## Short problem
For every line in the records that has the word "code", make a copy.

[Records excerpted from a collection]
──────

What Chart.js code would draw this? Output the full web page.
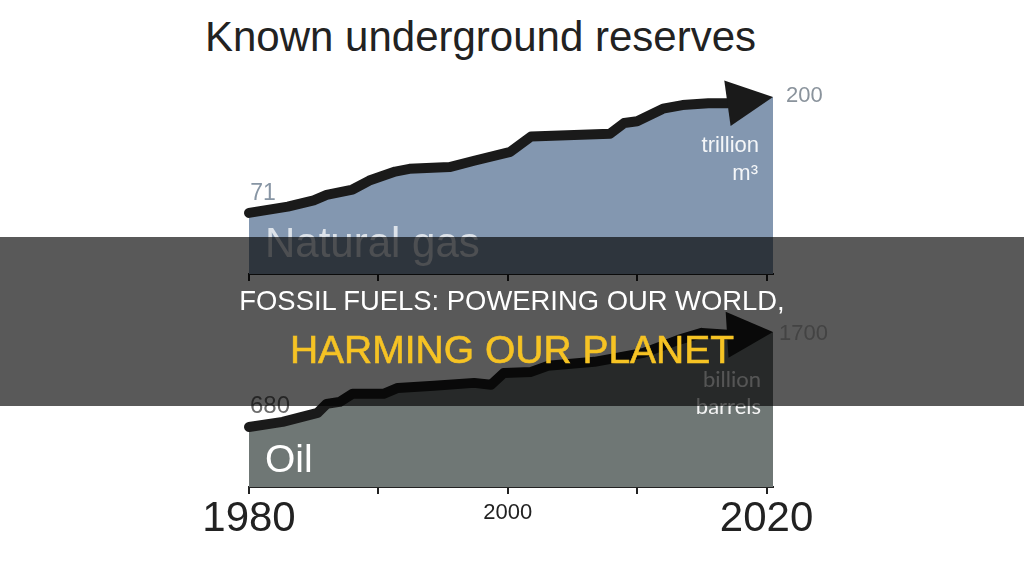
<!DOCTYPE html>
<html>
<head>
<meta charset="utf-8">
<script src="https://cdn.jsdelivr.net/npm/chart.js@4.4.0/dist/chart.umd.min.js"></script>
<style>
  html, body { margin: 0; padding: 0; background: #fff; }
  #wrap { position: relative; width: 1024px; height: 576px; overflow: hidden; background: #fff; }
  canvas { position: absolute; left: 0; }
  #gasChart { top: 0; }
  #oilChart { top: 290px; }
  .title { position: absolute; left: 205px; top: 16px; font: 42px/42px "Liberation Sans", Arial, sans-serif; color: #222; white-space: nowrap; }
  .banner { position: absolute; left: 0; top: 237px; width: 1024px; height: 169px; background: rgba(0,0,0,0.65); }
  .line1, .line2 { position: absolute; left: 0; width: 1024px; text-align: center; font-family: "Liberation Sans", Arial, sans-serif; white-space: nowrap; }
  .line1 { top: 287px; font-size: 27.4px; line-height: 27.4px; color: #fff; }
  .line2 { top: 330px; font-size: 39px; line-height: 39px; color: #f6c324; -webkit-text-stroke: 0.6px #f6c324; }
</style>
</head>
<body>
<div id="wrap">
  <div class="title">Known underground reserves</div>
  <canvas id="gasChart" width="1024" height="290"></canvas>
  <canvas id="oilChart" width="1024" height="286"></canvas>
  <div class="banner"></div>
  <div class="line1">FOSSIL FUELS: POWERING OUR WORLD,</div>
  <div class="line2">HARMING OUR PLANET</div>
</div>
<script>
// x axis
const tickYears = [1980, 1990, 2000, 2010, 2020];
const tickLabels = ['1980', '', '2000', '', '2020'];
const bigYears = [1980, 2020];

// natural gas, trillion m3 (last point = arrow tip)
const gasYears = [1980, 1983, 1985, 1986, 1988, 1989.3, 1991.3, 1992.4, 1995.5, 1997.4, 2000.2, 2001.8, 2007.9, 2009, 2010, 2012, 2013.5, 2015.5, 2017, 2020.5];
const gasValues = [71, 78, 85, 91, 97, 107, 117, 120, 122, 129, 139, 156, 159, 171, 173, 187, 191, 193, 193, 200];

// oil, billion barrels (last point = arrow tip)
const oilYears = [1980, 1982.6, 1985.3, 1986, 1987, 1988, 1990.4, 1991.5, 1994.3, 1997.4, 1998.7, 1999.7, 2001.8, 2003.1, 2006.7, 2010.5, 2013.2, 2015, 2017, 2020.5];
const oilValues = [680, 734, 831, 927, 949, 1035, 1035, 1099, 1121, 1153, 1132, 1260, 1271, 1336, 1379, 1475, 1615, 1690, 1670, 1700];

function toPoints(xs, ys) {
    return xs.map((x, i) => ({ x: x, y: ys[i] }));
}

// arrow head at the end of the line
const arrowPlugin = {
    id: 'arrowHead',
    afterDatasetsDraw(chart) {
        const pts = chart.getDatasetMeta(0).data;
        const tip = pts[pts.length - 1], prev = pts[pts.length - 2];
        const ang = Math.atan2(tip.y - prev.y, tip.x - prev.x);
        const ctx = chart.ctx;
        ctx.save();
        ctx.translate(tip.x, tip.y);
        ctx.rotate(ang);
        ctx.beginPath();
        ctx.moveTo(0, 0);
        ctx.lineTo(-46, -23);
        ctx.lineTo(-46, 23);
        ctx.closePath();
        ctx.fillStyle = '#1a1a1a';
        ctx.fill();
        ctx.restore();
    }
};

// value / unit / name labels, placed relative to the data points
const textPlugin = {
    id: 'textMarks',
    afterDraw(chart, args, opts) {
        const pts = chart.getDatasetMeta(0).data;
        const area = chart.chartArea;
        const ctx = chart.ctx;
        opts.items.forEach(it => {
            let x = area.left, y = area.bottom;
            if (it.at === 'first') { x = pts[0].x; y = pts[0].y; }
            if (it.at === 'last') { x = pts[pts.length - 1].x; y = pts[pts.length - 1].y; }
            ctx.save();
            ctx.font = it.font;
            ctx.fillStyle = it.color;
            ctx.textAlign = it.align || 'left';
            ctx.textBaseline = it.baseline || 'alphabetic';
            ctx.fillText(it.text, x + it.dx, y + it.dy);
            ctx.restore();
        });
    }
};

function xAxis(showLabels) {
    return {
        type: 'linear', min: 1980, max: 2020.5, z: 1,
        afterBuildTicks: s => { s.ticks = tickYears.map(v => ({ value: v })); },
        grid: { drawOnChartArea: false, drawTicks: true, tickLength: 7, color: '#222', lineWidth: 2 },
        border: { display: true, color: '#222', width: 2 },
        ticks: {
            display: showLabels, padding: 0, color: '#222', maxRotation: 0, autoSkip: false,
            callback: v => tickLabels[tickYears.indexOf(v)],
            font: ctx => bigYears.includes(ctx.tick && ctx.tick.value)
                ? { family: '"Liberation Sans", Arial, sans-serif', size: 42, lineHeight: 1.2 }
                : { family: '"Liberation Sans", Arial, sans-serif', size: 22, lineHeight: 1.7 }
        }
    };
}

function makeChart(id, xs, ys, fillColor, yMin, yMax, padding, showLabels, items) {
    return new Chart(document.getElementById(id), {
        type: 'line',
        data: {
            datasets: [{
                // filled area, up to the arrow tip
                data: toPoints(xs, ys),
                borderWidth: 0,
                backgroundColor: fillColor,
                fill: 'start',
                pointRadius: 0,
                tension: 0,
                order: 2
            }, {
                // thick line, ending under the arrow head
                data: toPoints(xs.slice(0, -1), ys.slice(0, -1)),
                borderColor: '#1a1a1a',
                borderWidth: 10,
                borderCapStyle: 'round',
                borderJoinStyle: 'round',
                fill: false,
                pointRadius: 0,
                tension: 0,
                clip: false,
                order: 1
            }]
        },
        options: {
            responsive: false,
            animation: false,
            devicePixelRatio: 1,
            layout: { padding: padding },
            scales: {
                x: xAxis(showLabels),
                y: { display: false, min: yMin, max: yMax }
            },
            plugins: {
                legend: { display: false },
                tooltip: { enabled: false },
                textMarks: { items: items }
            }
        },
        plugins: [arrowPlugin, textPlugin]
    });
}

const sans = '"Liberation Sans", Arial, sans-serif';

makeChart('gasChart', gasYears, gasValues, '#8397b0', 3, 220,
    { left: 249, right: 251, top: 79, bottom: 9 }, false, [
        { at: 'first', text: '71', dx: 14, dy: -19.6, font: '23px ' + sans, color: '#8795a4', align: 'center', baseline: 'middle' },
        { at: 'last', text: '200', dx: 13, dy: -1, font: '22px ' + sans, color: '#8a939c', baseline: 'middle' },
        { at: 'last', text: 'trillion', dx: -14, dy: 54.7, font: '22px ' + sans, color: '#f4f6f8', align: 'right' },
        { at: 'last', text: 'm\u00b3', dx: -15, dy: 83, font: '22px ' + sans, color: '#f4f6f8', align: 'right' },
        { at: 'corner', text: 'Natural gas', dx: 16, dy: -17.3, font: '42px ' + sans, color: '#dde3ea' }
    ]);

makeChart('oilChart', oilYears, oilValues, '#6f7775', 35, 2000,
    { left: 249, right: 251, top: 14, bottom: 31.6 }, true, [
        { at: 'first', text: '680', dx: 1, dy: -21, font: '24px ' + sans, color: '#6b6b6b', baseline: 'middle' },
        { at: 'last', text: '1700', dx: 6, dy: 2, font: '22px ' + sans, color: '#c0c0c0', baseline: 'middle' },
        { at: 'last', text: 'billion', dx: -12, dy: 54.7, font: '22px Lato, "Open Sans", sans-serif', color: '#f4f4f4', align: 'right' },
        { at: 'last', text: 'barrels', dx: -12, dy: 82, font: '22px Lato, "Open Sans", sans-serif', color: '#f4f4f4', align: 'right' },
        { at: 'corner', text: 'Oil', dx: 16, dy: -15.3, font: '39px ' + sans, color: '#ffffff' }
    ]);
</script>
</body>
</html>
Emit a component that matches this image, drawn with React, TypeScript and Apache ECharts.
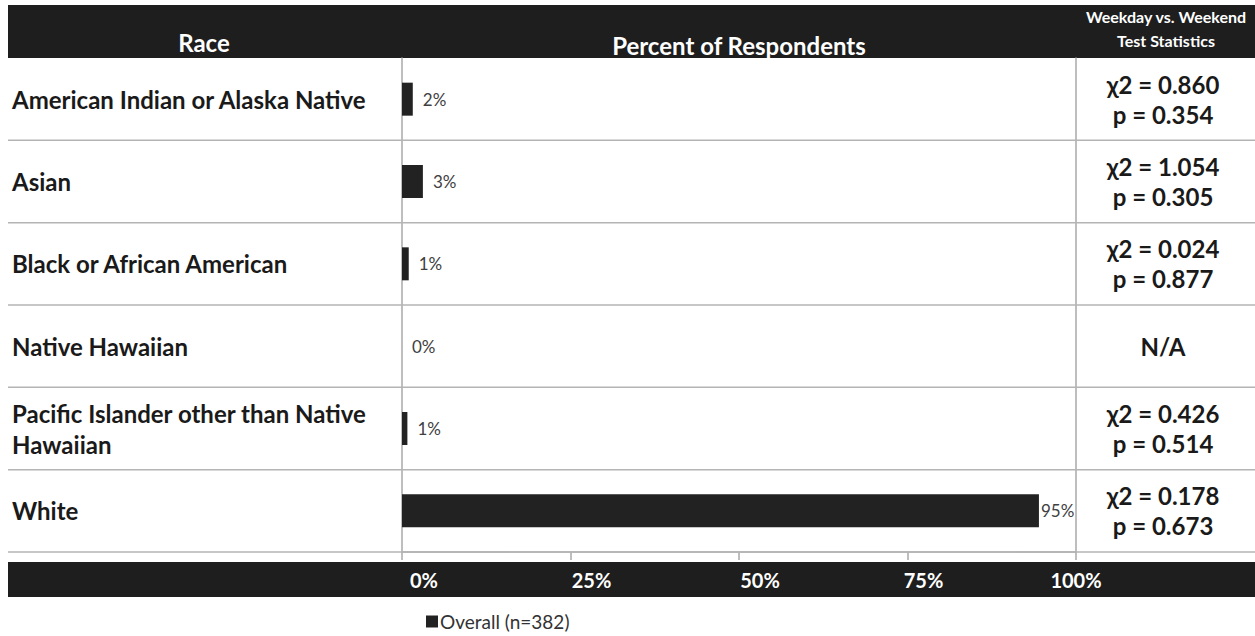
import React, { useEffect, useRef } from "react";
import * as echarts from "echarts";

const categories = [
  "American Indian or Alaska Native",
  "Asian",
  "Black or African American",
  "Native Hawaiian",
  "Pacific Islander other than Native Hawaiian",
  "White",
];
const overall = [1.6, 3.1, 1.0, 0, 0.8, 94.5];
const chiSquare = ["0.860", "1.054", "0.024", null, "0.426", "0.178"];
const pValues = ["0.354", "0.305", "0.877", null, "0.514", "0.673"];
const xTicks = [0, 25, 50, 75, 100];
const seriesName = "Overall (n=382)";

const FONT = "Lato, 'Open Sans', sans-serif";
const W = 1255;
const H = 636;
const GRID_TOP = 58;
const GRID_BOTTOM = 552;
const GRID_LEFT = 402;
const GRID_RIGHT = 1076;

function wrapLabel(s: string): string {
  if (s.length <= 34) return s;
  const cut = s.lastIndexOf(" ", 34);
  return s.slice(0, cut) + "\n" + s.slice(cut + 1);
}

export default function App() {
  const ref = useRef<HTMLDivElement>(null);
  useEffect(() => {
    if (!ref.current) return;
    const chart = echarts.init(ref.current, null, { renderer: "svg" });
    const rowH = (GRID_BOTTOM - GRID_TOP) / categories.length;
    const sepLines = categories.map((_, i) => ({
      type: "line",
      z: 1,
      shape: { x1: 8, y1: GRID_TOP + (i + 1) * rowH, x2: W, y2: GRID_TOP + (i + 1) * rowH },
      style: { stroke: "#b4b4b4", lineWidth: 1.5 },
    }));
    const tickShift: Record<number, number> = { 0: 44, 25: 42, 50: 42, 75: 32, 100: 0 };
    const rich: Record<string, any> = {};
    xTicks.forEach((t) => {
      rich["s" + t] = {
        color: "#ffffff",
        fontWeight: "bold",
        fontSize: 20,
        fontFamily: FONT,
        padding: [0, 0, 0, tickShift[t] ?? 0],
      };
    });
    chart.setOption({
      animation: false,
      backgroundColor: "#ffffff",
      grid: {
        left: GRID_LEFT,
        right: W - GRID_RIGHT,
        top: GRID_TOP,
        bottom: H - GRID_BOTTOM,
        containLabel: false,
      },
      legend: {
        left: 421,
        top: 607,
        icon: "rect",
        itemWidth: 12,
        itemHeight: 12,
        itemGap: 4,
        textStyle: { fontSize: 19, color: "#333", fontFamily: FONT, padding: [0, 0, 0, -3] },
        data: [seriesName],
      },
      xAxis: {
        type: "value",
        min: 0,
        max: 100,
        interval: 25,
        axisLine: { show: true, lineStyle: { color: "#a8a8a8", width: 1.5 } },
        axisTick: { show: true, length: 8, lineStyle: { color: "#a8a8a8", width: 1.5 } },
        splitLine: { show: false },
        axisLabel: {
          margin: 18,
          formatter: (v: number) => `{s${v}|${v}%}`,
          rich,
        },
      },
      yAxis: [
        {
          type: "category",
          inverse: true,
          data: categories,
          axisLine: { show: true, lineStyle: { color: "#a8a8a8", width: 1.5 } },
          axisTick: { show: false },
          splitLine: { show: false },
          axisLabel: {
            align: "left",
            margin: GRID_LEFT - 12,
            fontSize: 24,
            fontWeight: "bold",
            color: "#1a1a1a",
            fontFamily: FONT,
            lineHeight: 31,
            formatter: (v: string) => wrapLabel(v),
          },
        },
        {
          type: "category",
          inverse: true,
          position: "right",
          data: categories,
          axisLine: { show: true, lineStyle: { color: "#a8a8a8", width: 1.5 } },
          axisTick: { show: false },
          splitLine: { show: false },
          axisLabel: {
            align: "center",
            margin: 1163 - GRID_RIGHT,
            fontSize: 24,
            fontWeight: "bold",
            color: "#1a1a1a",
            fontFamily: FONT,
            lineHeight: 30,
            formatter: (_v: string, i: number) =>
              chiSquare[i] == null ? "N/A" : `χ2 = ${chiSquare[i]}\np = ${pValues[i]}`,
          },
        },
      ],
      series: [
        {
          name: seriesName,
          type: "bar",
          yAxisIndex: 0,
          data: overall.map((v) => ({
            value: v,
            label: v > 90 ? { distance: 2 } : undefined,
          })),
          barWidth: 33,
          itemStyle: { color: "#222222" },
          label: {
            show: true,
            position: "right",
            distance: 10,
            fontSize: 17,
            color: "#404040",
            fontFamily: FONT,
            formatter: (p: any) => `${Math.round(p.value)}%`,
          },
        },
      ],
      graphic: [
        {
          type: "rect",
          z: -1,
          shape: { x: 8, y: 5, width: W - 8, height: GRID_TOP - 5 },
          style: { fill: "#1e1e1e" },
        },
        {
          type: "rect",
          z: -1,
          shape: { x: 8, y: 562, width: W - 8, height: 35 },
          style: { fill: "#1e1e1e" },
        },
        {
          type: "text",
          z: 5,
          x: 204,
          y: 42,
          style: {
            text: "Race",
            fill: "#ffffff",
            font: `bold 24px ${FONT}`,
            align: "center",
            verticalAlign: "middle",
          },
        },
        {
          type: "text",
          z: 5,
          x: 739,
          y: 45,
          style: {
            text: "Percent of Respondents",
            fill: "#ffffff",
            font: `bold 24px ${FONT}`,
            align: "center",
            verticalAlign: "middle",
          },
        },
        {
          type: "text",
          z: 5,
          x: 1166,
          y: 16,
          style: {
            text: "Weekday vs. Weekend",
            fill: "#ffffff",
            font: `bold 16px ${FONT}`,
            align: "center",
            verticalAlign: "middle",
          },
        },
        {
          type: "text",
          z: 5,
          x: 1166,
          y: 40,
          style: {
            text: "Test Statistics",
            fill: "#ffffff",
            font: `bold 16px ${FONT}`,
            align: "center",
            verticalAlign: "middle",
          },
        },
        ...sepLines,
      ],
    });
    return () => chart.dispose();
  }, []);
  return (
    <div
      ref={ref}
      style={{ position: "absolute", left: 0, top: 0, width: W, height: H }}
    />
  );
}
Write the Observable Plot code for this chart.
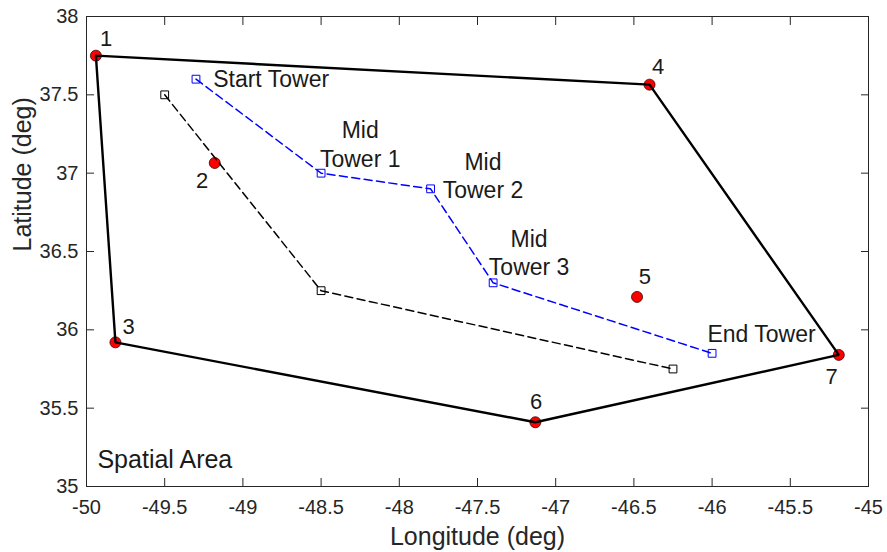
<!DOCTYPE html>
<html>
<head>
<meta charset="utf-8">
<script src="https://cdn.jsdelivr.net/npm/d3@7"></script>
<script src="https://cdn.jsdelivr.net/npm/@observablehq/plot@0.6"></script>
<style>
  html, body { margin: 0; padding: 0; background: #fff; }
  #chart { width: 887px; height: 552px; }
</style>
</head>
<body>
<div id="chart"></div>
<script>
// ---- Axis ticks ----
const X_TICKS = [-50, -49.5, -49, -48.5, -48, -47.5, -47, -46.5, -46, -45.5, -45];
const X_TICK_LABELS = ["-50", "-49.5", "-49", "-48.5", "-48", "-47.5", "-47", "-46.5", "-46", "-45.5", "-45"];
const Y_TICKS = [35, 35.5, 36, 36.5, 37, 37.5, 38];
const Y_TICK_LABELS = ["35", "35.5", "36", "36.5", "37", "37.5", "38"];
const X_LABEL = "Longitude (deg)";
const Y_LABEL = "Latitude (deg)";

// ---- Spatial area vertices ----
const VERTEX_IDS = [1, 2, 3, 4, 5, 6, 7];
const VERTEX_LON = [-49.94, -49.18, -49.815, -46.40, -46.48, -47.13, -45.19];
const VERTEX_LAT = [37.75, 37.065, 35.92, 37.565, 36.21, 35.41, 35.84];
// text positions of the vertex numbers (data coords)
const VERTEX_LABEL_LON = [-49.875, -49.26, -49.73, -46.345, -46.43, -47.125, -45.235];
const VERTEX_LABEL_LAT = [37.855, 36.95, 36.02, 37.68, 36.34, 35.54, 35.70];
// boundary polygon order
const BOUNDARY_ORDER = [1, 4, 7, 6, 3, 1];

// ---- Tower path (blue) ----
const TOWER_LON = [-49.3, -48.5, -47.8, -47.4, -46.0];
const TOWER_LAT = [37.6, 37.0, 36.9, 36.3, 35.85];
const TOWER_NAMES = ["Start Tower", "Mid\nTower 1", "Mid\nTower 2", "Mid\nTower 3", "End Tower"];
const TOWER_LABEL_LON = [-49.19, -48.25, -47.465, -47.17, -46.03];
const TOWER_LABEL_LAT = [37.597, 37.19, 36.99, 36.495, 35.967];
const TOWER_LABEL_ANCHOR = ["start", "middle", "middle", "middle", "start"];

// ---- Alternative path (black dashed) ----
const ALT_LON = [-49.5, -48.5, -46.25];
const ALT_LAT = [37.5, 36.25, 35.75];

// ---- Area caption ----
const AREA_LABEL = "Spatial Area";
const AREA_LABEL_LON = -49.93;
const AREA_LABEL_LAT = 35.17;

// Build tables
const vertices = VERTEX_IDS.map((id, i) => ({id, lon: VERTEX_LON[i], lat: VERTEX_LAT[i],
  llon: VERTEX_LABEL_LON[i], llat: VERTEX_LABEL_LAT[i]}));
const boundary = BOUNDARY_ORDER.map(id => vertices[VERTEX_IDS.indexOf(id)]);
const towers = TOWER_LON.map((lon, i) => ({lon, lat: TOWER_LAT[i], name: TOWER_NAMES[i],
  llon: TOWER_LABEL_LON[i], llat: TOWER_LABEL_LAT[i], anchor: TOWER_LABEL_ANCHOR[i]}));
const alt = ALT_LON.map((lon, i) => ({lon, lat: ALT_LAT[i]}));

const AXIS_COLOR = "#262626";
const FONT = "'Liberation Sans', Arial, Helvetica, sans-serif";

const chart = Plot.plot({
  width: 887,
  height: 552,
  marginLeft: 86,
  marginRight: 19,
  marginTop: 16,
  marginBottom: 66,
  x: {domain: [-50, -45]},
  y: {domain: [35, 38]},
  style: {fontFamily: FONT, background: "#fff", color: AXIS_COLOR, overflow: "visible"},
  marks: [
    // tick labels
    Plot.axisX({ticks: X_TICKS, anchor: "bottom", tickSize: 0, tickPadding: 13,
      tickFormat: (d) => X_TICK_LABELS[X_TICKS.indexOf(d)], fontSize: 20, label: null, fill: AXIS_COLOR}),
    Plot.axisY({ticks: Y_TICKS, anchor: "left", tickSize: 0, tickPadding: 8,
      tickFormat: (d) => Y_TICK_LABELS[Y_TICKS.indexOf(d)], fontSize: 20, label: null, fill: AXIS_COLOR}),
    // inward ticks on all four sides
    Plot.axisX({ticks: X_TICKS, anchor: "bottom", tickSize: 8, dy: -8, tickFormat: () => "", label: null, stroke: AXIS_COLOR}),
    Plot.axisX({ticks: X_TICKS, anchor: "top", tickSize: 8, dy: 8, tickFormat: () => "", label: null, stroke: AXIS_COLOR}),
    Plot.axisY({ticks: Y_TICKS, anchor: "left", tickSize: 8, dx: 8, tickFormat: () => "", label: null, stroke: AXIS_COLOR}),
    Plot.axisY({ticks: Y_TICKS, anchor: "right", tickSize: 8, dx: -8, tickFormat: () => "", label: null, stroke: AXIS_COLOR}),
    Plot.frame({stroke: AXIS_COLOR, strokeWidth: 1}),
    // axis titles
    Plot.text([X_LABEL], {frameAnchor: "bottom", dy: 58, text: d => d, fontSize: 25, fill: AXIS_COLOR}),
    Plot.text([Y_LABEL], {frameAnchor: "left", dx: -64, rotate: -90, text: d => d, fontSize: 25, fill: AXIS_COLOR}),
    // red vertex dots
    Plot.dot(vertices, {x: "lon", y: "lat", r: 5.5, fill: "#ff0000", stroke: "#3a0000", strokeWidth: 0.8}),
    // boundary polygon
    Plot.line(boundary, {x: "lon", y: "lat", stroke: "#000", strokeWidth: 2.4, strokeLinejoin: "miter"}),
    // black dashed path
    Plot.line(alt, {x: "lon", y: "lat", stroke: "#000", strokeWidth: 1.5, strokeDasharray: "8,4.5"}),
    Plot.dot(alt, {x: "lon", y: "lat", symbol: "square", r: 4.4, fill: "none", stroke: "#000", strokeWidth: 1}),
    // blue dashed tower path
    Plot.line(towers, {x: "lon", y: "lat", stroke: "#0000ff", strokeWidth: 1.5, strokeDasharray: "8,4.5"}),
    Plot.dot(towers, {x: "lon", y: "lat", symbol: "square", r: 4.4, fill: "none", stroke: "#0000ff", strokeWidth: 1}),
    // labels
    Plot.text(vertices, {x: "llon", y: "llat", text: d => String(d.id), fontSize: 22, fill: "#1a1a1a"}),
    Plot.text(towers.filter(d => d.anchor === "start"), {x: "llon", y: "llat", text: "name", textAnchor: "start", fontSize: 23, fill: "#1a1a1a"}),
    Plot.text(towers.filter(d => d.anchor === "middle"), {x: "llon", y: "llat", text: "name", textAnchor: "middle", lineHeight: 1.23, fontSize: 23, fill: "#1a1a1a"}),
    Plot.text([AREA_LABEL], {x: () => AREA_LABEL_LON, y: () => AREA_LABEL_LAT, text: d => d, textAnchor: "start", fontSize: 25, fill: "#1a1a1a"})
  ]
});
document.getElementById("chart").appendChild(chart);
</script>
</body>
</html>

──────

## The reply
What Chart.js code would draw this? Output the full web page.
Write the Observable Plot code for this chart.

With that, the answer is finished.